Race to Nowhere: os não lugares estão expressos na relação entre a educação, a ciência
aplicada e uma escala de valores sustentada pela economia da sociedade do conhecimento

Outros possíveis disponíveis
Para Isabelle Stengers, o modelo mobilizador reprime outros possíveis disponíveis, justamente porque não põe em evidência a construção de sua existência enquanto modelo. Internacionalizada, estruturada sobre a ciência associada ao progresso e à racionalidade operatória, fiel à tecnologia ideologizada, a educação ainda está fundamentada nas respostas necessárias aos lugares de ocupação e seus critérios de qualidade. A qualidade do ensino, por exemplo, está vinculada ao ranking de avaliação estatística; mesmo que efetivamente não se aprenda nada de significativo além de dar respostas ao sistema.

Essa discussão não é nova, mas parece estar saindo dos círculos especializados. Recentemente, nos Estados Unidos, uma advogada e "mãe preocupada" ganhou notoriedade em função de um documentário chamado Race to Nowhere. Vicki Abeles trata da "cultura da alta performance", associando a corrida desenfreada por educação de "qualidade" à competitividade econômica e suas propriedades excludentes. Race to Nowhere propõe o debate (e as sessões em salas de cinema estadunidenses têm propiciado isso) sobre a agenda das novas gerações e o tipo de resposta que se pede a elas.

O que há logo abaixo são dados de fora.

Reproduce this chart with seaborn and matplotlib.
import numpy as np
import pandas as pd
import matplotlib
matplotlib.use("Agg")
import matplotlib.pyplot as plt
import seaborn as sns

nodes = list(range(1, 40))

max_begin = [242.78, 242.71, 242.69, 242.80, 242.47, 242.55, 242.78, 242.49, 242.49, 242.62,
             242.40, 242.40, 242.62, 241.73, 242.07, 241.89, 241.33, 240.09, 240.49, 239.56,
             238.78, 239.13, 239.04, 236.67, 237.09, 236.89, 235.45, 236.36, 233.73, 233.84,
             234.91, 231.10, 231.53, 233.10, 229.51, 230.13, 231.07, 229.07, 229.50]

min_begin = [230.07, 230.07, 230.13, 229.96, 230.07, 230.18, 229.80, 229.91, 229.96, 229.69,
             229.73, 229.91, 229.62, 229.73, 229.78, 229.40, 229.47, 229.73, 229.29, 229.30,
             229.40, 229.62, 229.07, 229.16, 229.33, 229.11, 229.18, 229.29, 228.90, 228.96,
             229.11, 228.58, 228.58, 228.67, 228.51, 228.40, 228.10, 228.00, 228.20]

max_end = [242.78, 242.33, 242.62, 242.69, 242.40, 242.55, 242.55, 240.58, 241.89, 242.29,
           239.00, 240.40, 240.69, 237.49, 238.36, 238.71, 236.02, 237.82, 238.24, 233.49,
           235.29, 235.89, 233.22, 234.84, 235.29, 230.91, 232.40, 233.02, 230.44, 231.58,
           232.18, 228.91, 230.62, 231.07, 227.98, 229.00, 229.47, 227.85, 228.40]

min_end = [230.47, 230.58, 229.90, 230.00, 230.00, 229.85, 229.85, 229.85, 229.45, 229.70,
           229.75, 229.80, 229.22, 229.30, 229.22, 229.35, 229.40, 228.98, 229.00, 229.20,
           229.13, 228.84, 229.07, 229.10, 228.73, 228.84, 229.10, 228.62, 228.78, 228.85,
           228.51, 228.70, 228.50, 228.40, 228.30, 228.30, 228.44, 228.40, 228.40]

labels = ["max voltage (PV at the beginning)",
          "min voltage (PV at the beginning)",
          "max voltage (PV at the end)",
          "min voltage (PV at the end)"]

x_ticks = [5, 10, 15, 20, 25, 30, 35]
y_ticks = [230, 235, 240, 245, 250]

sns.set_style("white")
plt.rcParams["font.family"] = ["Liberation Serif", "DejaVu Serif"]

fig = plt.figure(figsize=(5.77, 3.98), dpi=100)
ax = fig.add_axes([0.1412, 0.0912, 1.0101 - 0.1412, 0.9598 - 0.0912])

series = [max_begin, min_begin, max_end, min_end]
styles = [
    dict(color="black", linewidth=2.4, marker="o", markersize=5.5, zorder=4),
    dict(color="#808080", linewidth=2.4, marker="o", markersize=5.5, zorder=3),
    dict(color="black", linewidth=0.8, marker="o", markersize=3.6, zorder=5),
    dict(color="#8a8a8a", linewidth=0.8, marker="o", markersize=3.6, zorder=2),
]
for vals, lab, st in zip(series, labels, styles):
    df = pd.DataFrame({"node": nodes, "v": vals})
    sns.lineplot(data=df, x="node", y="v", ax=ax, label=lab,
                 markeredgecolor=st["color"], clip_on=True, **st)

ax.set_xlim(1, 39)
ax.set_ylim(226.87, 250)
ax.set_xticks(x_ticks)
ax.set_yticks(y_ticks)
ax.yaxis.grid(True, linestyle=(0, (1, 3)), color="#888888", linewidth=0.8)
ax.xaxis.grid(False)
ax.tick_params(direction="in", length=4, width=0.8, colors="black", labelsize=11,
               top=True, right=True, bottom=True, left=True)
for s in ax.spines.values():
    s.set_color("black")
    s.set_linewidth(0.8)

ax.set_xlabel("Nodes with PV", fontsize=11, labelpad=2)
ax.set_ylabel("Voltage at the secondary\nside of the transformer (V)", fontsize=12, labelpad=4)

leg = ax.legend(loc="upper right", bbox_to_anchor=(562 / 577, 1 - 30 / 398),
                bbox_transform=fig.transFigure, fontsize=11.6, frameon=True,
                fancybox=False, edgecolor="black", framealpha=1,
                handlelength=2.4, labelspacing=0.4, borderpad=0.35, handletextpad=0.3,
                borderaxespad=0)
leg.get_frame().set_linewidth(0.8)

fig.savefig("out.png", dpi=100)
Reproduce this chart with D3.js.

A tradução literal do documentário ("Corrida para Lugar Nenhum") pede outras interpretações. Se considerarmos que o filme procura demonstrar o excessivo peso dado às provas no contexto da formação, a obsessiva corrida pela disputa aos lugares de elite no sistema educacional e a obscura relação entre titulações e estes lugares de ocupação, podemos afirmar que os laços, as memórias compartilhadas e as histórias construídas coletivamente esvaem-se diante de um modelo mobilizador fomentado pela competitividade e pelo ranqueamento da vida. Siginifca dizer que o "lugar nenhum" sugerido pelo filme é um lugar específico, um não lugar. Quero dizer, um lugar cuja qualidade é a de não oferecer possibilidade de análise sobre a construção de sua existência.

No Brasil, em 10 anos dobramos o número de mestres e doutores e os artigos científicos são muito mais numerosos; há muito mais intercâmbio científico de pesquisadores brasileiros com os de países com tradição em práticas de investigação e produção científica; cresceram os programas de excelência na pós-graduação. Tudo isso sem que houvesse mudanças significativas em termos de desenvolvimento humano ou mesmo tecnológico. Apenas uma elite desfruta desses pseudoavanços. Não, não falamos da elite política. É de uma elite "intelectual-acadêmica" encastelada em "instituições de excelência" ou agências reguladoras que falamos; uma elite que entendeu bem a moeda do modelo mobilizador e se esforça para manter os padrões de qualidade para as respostas ao sistema.

Que fique claro, não estamos fazendo juízos de valor; apenas atestando as propriedades de um sistema, seus mecanismos e protagonistas. Alimentar a corrida para não lugares não é o passatempo consciente dessa elite "intelectual-acadêmica"; é sua própria visão de mundo. É o que a qualifica.